DIY Bahamas Bonefishing
Dan Armitage 01.02.14
One of the best winter vacations I ever took also morphed into one of my favorite fishing trips of all time. I like doing things on my own, and while I always recommend hiring a fishing guide to get the lay of the water, once I have a handle on the basics of the local fish movements and feeding patterns I prefer to pursue them—and fool them—by myself. Wading for bonefish is a special opportunity, and the Bahamas one of the few places where an angler can access some prime “wet-butt” fishing grounds without having to hire the services of a guide and a boat. I stumbled upon a great place to do just that while on a winter vacation arranged by—and shared with—my wife.
Separated from nearby Andros Island by shallows that fill with bonefish with each flood of the tide, Kamalame Cay Resort offers winter and spring guests the opportunity to wade for “the ghost of the flats” out the back door of their West Indies-style bungalows. Located on a private island off Staniard Creek on the east side of North Andros Island, Kamalame Cay is situated in the center of some of the world’s finest bonefish waters.
While most guests choose the traditional route, fishing aboard outboard skiffs with local bonefish guides who pole the craft over Andros endless flats, avid anglers time the tide that floods the backwaters of Staniard Creek on the backside of the beachfront resort. Twice each day, the rising tide covers the flats with a pane of water that fills with bonefish that can be seen tailing as they search the sandy bottom for crustaceans, and savvy guests time their trips to give them a shot at the rare walk-in wade-fishing opportunity. Fly fishing is the preferred method for pursuing bonefish off Kamalame Cay, and small shrimp and crab imitations fished on six- or eight-weight tackle will cover the bases for anglers who need bring nothing more than wading booties, good sunglasses, and plenty of sunscreen.

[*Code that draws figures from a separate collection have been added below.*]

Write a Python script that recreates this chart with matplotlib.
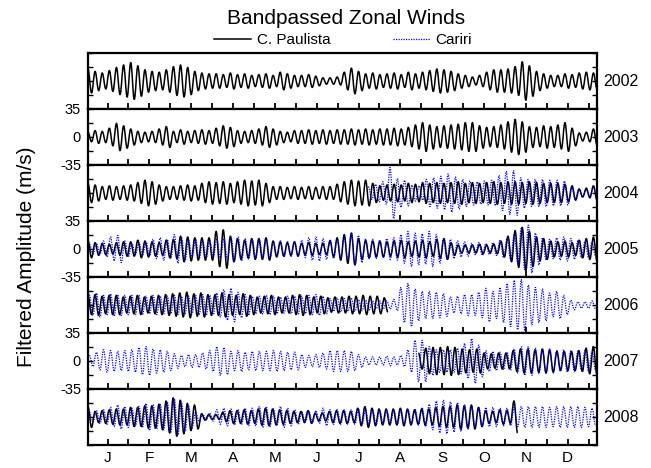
import numpy as np
import matplotlib.pyplot as plt
from matplotlib.path import Path
from matplotlib.patches import PathPatch

plt.rcParams['font.family'] = ['Liberation Sans', 'DejaVu Sans']

YEARS = [2002, 2003, 2004, 2005, 2006, 2007, 2008]
MONTHS = ['J', 'F', 'M', 'A', 'M', 'J', 'J', 'A', 'S', 'O', 'N', 'D']
LABELED_YEARS = [2003, 2005, 2007]

# amplitude (m/s) of successive oscillation cycles,
# six cycles per month (one row per month)
P2002 = [15, 12, 10, 13, 17, 20,
         23, 19, 14, 12, 11, 14,
         18, 20, 17, 12, 10, 9,
         9, 8, 10, 8, 9, 7,
         8, 9, 7, 11, 9, 7,
         7, 8, 6, 4, 4, 5,
         11, 16, 12, 9, 10, 8,
         9, 10, 8, 11, 9, 11,
         13, 15, 14, 12, 9, 7,
         5, 7, 11, 14, 14, 15,
         18, 24, 19, 12, 9, 7,
         7, 9, 8, 10, 11, 10]
P2003 = [6, 8, 7, 11, 17, 14,
         10, 7, 6, 7, 10, 13,
         7, 9, 7, 8, 9, 8,
         11, 14, 12, 8, 7, 8,
         10, 13, 10, 7, 6, 8,
         8, 9, 8, 9, 8, 9,
         9, 10, 9, 10, 9, 10,
         10, 11, 10, 12, 15, 18,
         15, 13, 14, 15, 16, 18,
         18, 14, 12, 13, 15, 19,
         22, 19, 13, 12, 14, 13,
         15, 18, 11, 5, 6, 10]
P2004 = [12, 10, 8, 9, 8, 9,
         10, 13, 16, 14, 10, 8,
         8, 9, 10, 9, 12, 14,
         13, 14, 12, 14, 16, 15,
         16, 12, 8, 8, 7, 8,
         7, 8, 7, 8, 8, 11,
         14, 16, 15, 16, 12, 9,
         10, 11, 10, 12, 11, 13,
         12, 13, 12, 13, 14, 12,
         13, 12, 13, 14, 13, 14,
         14, 13, 14, 13, 12, 12,
         12, 11, 9, 5, 6, 9]
P2005 = [11, 8, 7, 6, 8, 9,
         9, 11, 10, 9, 8, 11,
         12, 16, 15, 14, 14, 14,
         22, 24, 16, 13, 11, 13,
         13, 14, 10, 9, 8, 9,
         7, 8, 7, 7, 10, 14,
         18, 20, 13, 11, 10, 10,
         9, 10, 11, 9, 10, 11,
         9, 12, 13, 8, 5, 5,
         5, 6, 5, 6, 10, 16,
         23, 27, 22, 15, 13, 10,
         9, 10, 8, 11, 13, 15]
P2006 = [12, 13, 11, 12, 12, 10,
         11, 12, 10, 11, 12, 13,
         14, 15, 16, 14, 15, 13,
         13, 15, 13, 12, 14, 12,
         10, 11, 12, 10, 10, 12,
         13, 12, 10, 11, 9, 10,
         10, 11, 11, 12, 11, 11,
         9]
P2007 = [10,
         16, 17, 17, 18, 17, 15,
         14, 15, 10, 9, 10, 10,
         13, 15, 15, 14, 15, 14,
         12, 12, 12, 13, 16, 18]
P2008 = [13, 7, 8, 9, 10, 10,
         12, 12, 14, 14, 16, 20,
         24, 21, 17, 15, 4, 3,
         3, 6, 8, 8, 9, 8,
         10, 11, 10, 9, 8, 7,
         7, 8, 5, 5, 7, 8,
         8, 7, 11, 13, 11, 10,
         10, 10, 11, 10, 9, 10,
         10, 12, 13, 13, 15, 14,
         15, 12, 8, 7, 9, 8,
         20]

C2004 = [8, 11,
         14, 32, 18, 16, 10, 9,
         17, 19, 21, 24, 20, 17,
         15, 14, 15, 16, 22, 27,
         28, 19, 17, 17, 17, 16,
         16, 15, 8, 5, 4, 7]
C2005 = [6, 7, 10, 15, 17, 10,
         7, 8, 9, 12, 14, 12,
         18, 15, 11, 12, 11, 10,
         13, 13, 15, 15, 13, 12,
         11, 12, 9, 10, 9, 9,
         11, 14, 15, 13, 12, 11,
         14, 20, 17, 12, 12, 11,
         13, 14, 18, 22, 20, 19,
         22, 18, 13, 12, 10, 9,
         7, 8, 7, 8, 11, 14,
         18, 26, 30, 20, 14, 12,
         14, 15, 13, 11, 10, 9]
C2006 = [13, 15, 12, 14, 13, 12,
         12, 12, 11, 12, 11, 11,
         12, 11, 11, 12, 13, 12,
         15, 19, 21, 16, 13, 11,
         11, 12, 11, 10, 11, 11,
         11, 12, 13, 11, 8, 9,
         8, 8, 7, 6, 5, 5,
         5, 7, 22, 27, 20, 17,
         17, 16, 14, 10, 11, 13,
         13, 16, 21, 17, 22, 27,
         31, 32, 25, 22, 20, 15,
         17, 12, 6, 4, 4, 5]
C2007 = [7, 11, 14, 13, 12, 13,
         14, 17, 18, 15, 14, 12,
         9, 7, 8, 8, 10, 13,
         18, 17, 12, 13, 11, 12,
         12, 12, 13, 12, 11, 11,
         8, 7, 8, 10, 13, 13,
         13, 12, 8, 5, 5, 5,
         6, 5, 7, 14, 26, 26,
         18, 14, 14, 14, 16, 22,
         28, 20, 13, 12, 11, 11,
         15, 18, 18, 16, 15, 15,
         13, 14, 13, 12, 13, 12]
C2008 = [6, 8, 9, 12, 15, 13,
         11, 13, 17, 15, 16, 19,
         23, 18, 14, 6, 4, 5,
         9, 11, 10, 9, 11, 11,
         13, 12, 10, 13, 11, 9,
         6, 7, 8, 11, 9, 9,
         9, 9, 10, 9, 9, 8,
         8, 9, 8, 9, 10, 12,
         16, 20, 21, 19, 18, 15,
         13, 12, 12, 12, 11, 11,
         12, 13, 13, 13, 13, 12,
         13, 13, 13, 13, 12, 11]

PAULISTA = [P2002, P2003, P2004, P2005, P2006, P2007, P2008]
CARIRI = [None, None, C2004, C2005, C2006, C2007, C2008]
# day-of-year span covered by each record
PAULISTA_START = [1, 1, 1, 1, 1, 238, 1]
PAULISTA_END = [366, 366, 366, 366, 216, 366, 309]
CARIRI_START = [None, None, 202, 2, 2, 2, 2]
CARIRI_END = [None, None, 366, 365, 365, 365, 365]

BLUE = '#0000ff'


def wave_path(amps, start, end):
    # each cycle is a crest followed by a trough, joined by bezier arcs
    # with flat tangents at the extrema so the trace looks like a wave
    amps = np.repeat(np.asarray(amps, dtype=float), 2)
    days = np.linspace(start, end, len(amps))
    vals = amps * np.where(np.arange(len(amps)) % 2 == 0, 1.0, -1.0)
    k = 0.36 * (days[1] - days[0])
    verts = [(days[0], vals[0])]
    codes = [Path.MOVETO]
    for i in range(len(days) - 1):
        verts += [(days[i] + k, vals[i]), (days[i+1] - k, vals[i+1]), (days[i+1], vals[i+1])]
        codes += [Path.CURVE4] * 3
    return Path(verts, codes)


def main():
    fig, axes = plt.subplots(len(YEARS), 1, sharex=True, figsize=(6.51, 4.68), dpi=100)
    fig.subplots_adjust(left=88/651, right=597/651, top=1-53/468, bottom=1-445/468, hspace=0)

    for i, ax in enumerate(axes):
        path = wave_path(PAULISTA[i], PAULISTA_START[i], PAULISTA_END[i])
        ax.add_patch(PathPatch(path, fill=False, edgecolor='black', lw=1.1,
                               joinstyle='round'))
        if CARIRI[i] is not None:
            path = wave_path(CARIRI[i], CARIRI_START[i], CARIRI_END[i])
            ax.add_patch(PathPatch(path, fill=False, edgecolor=BLUE, lw=0.9,
                                   ls=(0, (1, 1))))
        ax.set_ylim(-35, 35)
        ax.set_xlim(1, 366)
        ax.set_yticks([-35, 0, 35])
        ax.set_yticks([-17.5, 17.5], minor=True)
        if YEARS[i] in LABELED_YEARS:
            ax.set_yticklabels(['-35', '0', '35'])
        else:
            ax.set_yticklabels([])
        ax.set_xticks(np.arange(15, 366, 30))
        ax.set_xticks(np.arange(30, 366, 30), minor=True)
        ax.tick_params(axis='x', which='both', direction='in', length=4.5, width=1.3,
                       top=False, bottom=True, labelsize=11, pad=4)
        ax.tick_params(axis='y', which='both', direction='in', length=3.5, width=1.0,
                       left=True, right=True, labelsize=10.5, pad=5)
        for s in ax.spines.values():
            s.set_linewidth(1.6)
        ax.text(1.012, 0.5, str(YEARS[i]), transform=ax.transAxes,
                ha='left', va='center', fontsize=11.5)

    axes[-1].set_xticklabels(MONTHS)

    fig.text(0.531, 1-18/468, 'Bandpassed Zonal Winds', ha='center', va='center', fontsize=15)
    fig.text(0.04, 1-257/468, 'Filtered Amplitude (m/s)', rotation=90,
             ha='center', va='center', fontsize=15)

    h1, = axes[0].plot([], [], color='black', lw=1.1)
    h2, = axes[0].plot([], [], color=BLUE, lw=0.9, ls=(0, (1, 1)))
    fig.legend([h1, h2], ['C. Paulista', 'Cariri'], loc='center',
               bbox_to_anchor=(343/651, 1-40/468), ncol=2, frameon=False,
               fontsize=11, handlelength=2.4, handletextpad=0.4, columnspacing=4.1)

    plt.savefig('out.png', dpi=100)


if __name__ == "__main__":
    main()
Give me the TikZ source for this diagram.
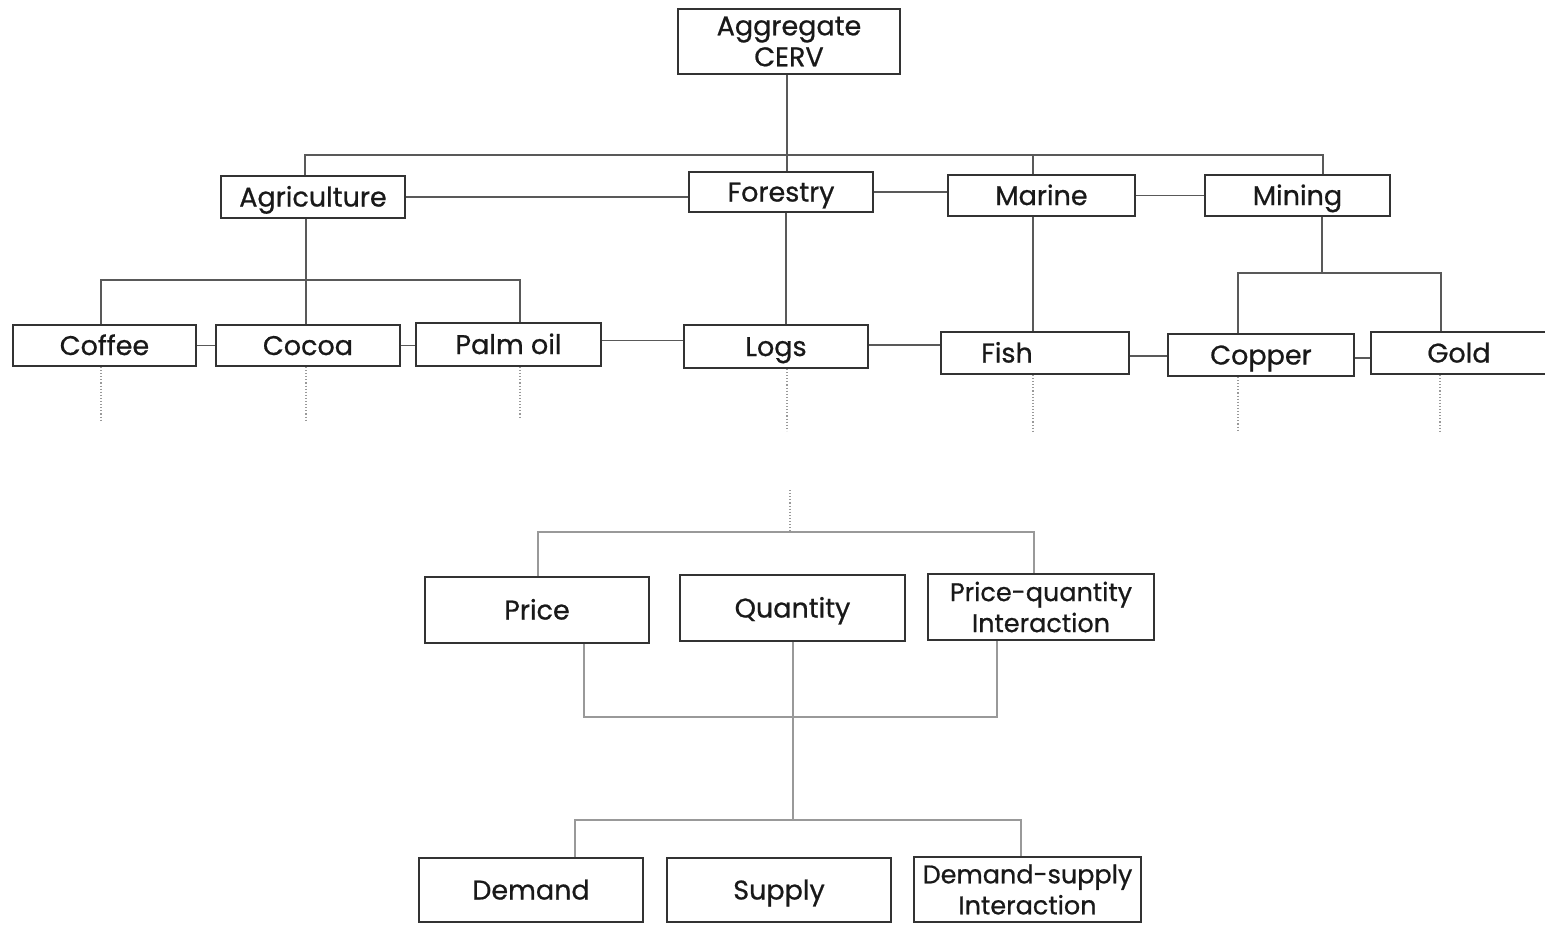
\documentclass[tikz,border=0pt]{standalone}
\usepackage{fontspec}
\setmainfont{Poppins}
\newfontfamily\boxfont{Poppins}[BoldFont={Poppins},BoldFeatures={FakeBold=0.7}]
\begin{document}
\begin{tikzpicture}[x=1pt,y=-1pt,
  box/.style={draw=black!80,line width=1.8pt,inner sep=0pt,text=black!90,font=\boxfont\bfseries\fontsize{27}{31}\selectfont,align=center},
  two/.style={font=\boxfont\bfseries\fontsize{25.5}{31}\selectfont},
  one/.style={text height=24pt,text depth=5pt},
  conn/.style={draw=black!65,line width=1.3pt},
  faint/.style={draw=black!40,line width=1.1pt},
  dots/.style={draw=black!40,line width=1.1pt,dotted}]
\useasboundingbox[fill=white] (0,0) rectangle (1545,924);
% nodes
\node[box,minimum width=222pt,minimum height=65pt] (agg) at (789,41.5) {Aggregate\\CERV};
\node[box,one,minimum width=184pt,minimum height=42pt] (agri) at (313,197) {Agriculture};
\node[box,one,minimum width=184pt,minimum height=40pt] (for) at (781,192) {Forestry};
\node[box,one,minimum width=187pt,minimum height=41pt] (mar) at (1041.5,195.5) {Marine};
\node[box,one,minimum width=185pt,minimum height=41pt] (min) at (1297.5,195.5) {Mining};
\node[box,one,minimum width=183pt,minimum height=41pt] (coffee) at (104.5,345.5) {Coffee};
\node[box,one,minimum width=184pt,minimum height=41pt] (cocoa) at (308,345.5) {Cocoa};
\node[box,one,minimum width=185pt,minimum height=43pt] (palm) at (508.5,344.5) {Palm oil};
\node[box,one,minimum width=184pt,minimum height=43pt] (logs) at (776,346.5) {Logs};
\node[box,one,minimum width=188pt,minimum height=42pt] (fish) at (1035,353) {\hspace*{-56pt}Fish};
\node[box,one,minimum width=186pt,minimum height=42pt] (copper) at (1261,355) {Copper};
\node[box,one,minimum width=176pt,minimum height=42pt] (gold) at (1459,353) {Gold};
\node[box,one,minimum width=224pt,minimum height=66pt] (price) at (537,610) {Price};
\node[box,one,minimum width=225pt,minimum height=66pt] (quant) at (792.5,608) {Quantity};
\node[box,two,minimum width=226pt,minimum height=66pt] (pqi) at (1041,607) {Price-quantity\\Interaction};
\node[box,one,minimum width=224pt,minimum height=64pt] (demand) at (531,890) {Demand};
\node[box,one,minimum width=224pt,minimum height=64pt] (supply) at (779,890) {Supply};
\node[box,two,minimum width=227pt,minimum height=65pt] (dsi) at (1027.5,889.5) {Demand-supply\\Interaction};
% bus coordinates
\coordinate (bus1) at (787,155);
\coordinate (bus2) at (306,280);
\coordinate (bus3) at (1322,273);
\coordinate (top4) at (790,490);
\coordinate (bus4) at (790,532);
\coordinate (bus5) at (793,717);
\coordinate (bus6) at (793,820);
% top level
\draw[conn] ([xshift=-2pt]agg.south) -- ([xshift=6pt]for.north);
\draw[conn] ([xshift=-8pt]agri.north) |- (bus1) -| ([xshift=25.5pt]min.north);
\draw[conn] ([xshift=-8.5pt]mar.north) |- (bus1);
\draw[conn] (agri.east) -- (agri.east -| for.west);
\draw[conn] (for.east) -- (for.east -| mar.west);
\draw[conn] (mar.east) -- (mar.east -| min.west);
% agriculture branch
\draw[conn] ([xshift=-7pt]agri.south) -- (bus2);
\draw[conn] ([xshift=-3.5pt]coffee.north) |- (bus2) -| ([xshift=11.5pt]palm.north);
\draw[conn] (bus2) -- ([xshift=-2pt]cocoa.north);
% forestry, marine
\draw[conn] ([xshift=5pt]for.south) -- ([xshift=5pt]for.south |- logs.north);
\draw[conn] ([xshift=-8.5pt]mar.south) -- ([xshift=-8.5pt]mar.south |- fish.north);
% mining branch
\draw[conn] ([xshift=24.5pt]min.south) -- (bus3);
\draw[conn] ([xshift=-23pt]copper.north) |- (bus3) -| ([xshift=-18pt]gold.north);
% leaf links
\draw[conn] (coffee.east) -- (coffee.east -| cocoa.west);
\draw[conn] (cocoa.east) -- (cocoa.east -| palm.west);
\draw[conn] ([yshift=4pt]palm.east) -- ([yshift=4pt]palm.east -| logs.west);
\draw[conn] ([yshift=1.5pt]logs.east) -- ([yshift=1.5pt]logs.east -| fish.west);
\draw[conn] ([yshift=-3pt]fish.east) -- ([yshift=-3pt]fish.east -| copper.west);
\draw[conn] ([yshift=-3pt]copper.east) -- ([yshift=-3pt]copper.east -| gold.west);
% dotted drops
\draw[dots] ([xshift=-3.5pt]coffee.south) -- ++(0,54);
\draw[dots] ([xshift=-2pt]cocoa.south) -- ++(0,54);
\draw[dots] ([xshift=11.5pt]palm.south) -- ++(0,52);
\draw[dots] ([xshift=11pt]logs.south) -- ++(0,62);
\draw[dots] ([xshift=-2pt]fish.south) -- ++(0,56);
\draw[dots] ([xshift=-23pt]copper.south) -- ++(0,54);
\draw[dots] ([xshift=-19pt]gold.south) -- ++(0,56);
% lower part
\draw[dots] (top4) -- (bus4);
\draw[faint] ([xshift=1pt]price.north) |- (bus4) -| ([xshift=-7pt]pqi.north);
\draw[faint] ([xshift=47pt]price.south) |- (bus5) -| ([xshift=-44pt]pqi.south);
\draw[faint] ([xshift=0.5pt]quant.south) -- (bus6);
\draw[faint] ([xshift=44pt]demand.north) |- (bus6) -| ([xshift=-6.5pt]dsi.north);
\end{tikzpicture}
\end{document}
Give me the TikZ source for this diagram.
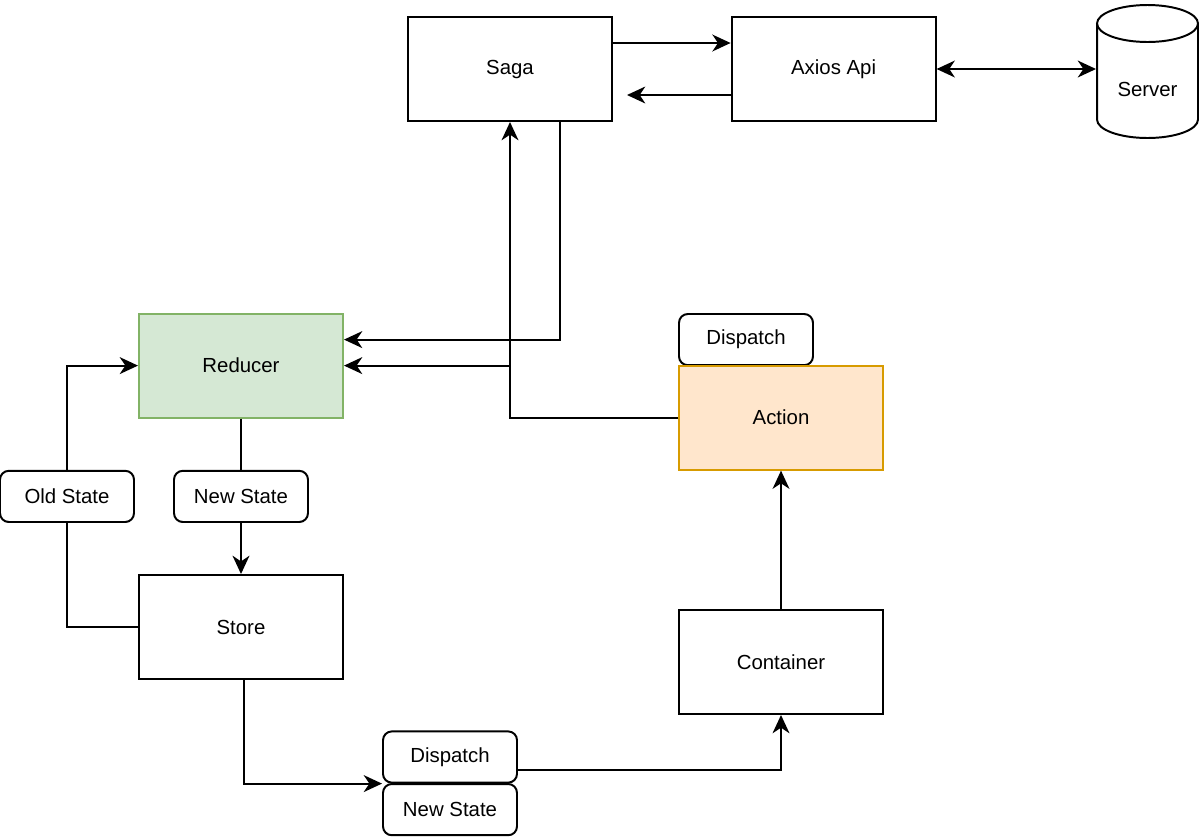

Kamalame Cay is located 160 miles southeast of Miami and 20 miles west of Nassau, where commercial flights arrive throughout the day from Miami, Fort Lauderdale, Tampa, and major New York airports. Bahamas Air makes twice-daily 20-minute flights from Nassau to the airport at Fresh Creek on North Andros. Commuter planes also can be chartered to make a 55-minute flight direct from Fort Lauderdale or Miami into the airport at nearby Fresh Creek. For winter rates and more information, contact Kamalame Cay (242/368-6281; www.kamalame.com).
DIY wet-butt bonefishing is a heck of a way to enjoy what might normally be a frigid winter afternoon.